While embracing the format of No Hope, the With You team’s expatriate activists distance themselves from its makers. The Hajjo work, they argue, “only skimmed the surface of Syrian issues.” Episode one of the new work begins with a declaration: “Freedom is coming, despite some artists’ hesitation.” The members of With You were pointing to the bitter irony that those who ridiculed the establishment now upheld it: a number of prominent television creators either failed to join the protest of, in the case of actors—the industry’s public face—overtly backed the regime. At the “Spring of Arab Cinema” festival held in Paris in September 2011, a With You spokesperson remarked that the team sought to “awaken professional artists in Syria, and tell them if they don’t wake up, there are young people to take your place.” Veteran drama director Haytham Haqqi took issue, reminding the audience that drama creators were among the first to call for a “democratic, pluralist state with an equal citizenry under a just law.”

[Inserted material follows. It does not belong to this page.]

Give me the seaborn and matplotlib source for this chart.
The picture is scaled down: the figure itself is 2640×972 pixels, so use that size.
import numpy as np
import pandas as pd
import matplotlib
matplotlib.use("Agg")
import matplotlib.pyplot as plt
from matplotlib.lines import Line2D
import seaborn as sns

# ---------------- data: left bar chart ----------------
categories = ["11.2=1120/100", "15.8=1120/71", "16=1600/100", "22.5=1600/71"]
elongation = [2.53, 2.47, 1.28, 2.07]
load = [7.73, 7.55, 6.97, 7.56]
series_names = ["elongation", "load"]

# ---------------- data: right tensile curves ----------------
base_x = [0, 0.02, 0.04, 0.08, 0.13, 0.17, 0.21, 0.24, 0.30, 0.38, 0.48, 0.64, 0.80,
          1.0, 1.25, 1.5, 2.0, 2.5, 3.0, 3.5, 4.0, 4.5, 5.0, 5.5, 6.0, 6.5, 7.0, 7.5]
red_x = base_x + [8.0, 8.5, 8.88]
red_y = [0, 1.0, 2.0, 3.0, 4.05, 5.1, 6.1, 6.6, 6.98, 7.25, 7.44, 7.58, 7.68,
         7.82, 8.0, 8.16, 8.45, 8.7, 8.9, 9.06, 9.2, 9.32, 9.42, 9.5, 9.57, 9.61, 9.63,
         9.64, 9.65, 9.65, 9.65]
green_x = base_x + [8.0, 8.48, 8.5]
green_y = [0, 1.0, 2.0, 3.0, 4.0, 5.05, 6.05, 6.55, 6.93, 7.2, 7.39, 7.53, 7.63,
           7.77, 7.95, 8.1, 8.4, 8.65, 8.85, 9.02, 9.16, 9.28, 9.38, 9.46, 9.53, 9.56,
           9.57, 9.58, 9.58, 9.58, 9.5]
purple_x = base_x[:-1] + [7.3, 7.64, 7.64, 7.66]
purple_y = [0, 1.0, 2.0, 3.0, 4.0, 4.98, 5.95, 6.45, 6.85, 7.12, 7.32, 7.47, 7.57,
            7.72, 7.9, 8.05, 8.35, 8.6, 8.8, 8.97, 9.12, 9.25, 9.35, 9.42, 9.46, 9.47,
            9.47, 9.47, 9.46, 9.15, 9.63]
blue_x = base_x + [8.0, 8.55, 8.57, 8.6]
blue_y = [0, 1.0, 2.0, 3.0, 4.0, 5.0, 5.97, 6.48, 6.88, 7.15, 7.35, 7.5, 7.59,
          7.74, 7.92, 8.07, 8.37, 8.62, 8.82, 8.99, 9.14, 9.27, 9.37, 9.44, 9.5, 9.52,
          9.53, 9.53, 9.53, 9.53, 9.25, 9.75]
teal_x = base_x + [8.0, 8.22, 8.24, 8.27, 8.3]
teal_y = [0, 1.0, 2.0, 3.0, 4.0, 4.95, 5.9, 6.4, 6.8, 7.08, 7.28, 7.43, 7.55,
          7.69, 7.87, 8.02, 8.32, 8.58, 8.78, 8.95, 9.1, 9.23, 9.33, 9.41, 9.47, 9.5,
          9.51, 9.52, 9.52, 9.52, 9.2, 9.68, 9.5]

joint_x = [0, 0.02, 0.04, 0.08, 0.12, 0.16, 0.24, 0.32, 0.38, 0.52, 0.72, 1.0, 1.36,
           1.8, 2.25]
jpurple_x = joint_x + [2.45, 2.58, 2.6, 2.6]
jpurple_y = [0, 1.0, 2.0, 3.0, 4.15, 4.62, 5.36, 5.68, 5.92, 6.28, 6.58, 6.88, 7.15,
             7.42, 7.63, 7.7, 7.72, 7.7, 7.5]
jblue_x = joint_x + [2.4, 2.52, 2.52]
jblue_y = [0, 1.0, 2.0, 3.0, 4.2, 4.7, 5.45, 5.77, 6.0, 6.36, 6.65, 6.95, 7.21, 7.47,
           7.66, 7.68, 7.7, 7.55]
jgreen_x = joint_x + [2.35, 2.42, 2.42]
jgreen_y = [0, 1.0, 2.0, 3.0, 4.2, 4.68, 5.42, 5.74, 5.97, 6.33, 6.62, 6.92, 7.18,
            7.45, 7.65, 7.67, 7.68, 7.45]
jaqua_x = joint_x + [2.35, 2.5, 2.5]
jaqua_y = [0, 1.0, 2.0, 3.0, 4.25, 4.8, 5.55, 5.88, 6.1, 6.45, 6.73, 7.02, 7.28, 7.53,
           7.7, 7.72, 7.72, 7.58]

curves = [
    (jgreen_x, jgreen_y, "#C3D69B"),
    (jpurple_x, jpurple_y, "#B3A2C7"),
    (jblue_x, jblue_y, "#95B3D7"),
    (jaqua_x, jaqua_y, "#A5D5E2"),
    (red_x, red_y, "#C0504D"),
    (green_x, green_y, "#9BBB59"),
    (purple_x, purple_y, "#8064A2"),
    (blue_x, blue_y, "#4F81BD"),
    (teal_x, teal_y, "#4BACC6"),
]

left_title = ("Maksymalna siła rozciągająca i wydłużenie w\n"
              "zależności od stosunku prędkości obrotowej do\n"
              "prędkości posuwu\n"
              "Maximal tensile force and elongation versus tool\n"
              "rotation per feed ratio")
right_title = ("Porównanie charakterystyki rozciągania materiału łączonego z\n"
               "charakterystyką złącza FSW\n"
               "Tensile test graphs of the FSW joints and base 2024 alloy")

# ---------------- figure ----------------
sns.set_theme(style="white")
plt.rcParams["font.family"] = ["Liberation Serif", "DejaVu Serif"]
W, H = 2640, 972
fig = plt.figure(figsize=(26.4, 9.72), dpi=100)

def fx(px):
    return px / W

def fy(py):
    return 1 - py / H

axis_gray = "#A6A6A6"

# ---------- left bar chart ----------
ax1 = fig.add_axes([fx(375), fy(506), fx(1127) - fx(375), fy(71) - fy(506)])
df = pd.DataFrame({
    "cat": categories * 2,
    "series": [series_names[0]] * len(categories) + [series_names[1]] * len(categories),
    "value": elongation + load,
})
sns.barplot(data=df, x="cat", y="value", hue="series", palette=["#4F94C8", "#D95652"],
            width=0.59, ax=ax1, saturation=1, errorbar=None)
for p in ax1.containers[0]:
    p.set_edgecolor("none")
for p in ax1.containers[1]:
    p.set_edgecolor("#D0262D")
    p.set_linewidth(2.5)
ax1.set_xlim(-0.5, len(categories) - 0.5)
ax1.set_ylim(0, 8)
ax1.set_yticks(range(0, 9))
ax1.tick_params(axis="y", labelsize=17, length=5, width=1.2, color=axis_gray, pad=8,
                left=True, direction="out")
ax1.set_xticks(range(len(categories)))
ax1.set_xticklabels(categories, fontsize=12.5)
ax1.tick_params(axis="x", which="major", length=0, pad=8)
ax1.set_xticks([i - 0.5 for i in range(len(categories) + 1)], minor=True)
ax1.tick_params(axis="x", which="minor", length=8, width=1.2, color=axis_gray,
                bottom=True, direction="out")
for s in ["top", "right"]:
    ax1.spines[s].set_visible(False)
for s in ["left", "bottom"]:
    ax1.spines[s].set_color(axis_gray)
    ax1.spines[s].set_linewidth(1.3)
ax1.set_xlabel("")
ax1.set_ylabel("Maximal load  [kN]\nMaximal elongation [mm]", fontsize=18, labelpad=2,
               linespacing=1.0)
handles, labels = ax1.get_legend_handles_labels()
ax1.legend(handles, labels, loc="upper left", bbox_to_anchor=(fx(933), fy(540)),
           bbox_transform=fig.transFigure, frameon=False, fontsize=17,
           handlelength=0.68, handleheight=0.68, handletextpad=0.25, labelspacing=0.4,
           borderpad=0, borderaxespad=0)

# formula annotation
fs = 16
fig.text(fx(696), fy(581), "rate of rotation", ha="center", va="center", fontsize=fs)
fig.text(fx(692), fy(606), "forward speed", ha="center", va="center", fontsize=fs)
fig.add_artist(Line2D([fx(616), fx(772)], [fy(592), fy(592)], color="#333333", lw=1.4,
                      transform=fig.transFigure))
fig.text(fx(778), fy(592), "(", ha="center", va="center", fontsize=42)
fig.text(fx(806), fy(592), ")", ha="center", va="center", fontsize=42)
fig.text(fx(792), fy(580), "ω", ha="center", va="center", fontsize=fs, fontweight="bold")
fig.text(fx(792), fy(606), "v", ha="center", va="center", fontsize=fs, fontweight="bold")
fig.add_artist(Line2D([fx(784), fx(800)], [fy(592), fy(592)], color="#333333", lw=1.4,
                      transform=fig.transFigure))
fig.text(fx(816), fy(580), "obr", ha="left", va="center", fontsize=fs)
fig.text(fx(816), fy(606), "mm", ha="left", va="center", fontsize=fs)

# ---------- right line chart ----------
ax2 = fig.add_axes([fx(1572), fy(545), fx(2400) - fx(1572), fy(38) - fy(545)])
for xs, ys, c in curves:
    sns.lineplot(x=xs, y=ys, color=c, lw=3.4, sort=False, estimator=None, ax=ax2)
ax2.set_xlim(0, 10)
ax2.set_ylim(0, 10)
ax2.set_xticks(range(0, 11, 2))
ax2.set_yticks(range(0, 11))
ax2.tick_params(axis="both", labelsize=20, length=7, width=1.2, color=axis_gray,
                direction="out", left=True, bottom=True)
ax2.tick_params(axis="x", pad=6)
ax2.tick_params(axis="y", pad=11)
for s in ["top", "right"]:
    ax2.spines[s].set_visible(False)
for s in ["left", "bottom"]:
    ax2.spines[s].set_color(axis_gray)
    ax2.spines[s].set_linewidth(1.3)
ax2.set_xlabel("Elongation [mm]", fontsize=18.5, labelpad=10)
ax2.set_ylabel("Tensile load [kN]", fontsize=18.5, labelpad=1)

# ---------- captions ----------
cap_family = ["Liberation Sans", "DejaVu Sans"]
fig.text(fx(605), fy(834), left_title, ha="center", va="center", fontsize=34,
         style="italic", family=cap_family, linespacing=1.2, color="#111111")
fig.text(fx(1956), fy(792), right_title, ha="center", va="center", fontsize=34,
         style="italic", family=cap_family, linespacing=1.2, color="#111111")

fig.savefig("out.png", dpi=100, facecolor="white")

Among Syria’s drama producers, a legacy of social and political concern endures. The modes of televisual critique honed during the Bashar al-Asad era inform and inspire antiregime protesters to new heights of artistic dissent. The debt that programs like Freedom and Nothing But owe to the televisual innovations of the 2000s is easy to miss amid celebrations of the uprising’s creativity and condemnations of the pro-establishment stance of some high-profile drama makers. Moments of rupture obscure lengthy processes and incremental shifts in critical public and private discourse. Critics have long bemoaned the limitations of Syrian drama, as television treatments of corruption never attached the upper ranks of the political elite and intransigent authoritarianism suggested the impotence, indeed the regime’s manipulation, of critique. Yet as the works of Shamrevolution and the With You team illustrate, programs of the Bashar al-Asad era succeeded through implication. Avid viewers, some now turned activist cultural producers, filled in the blanks.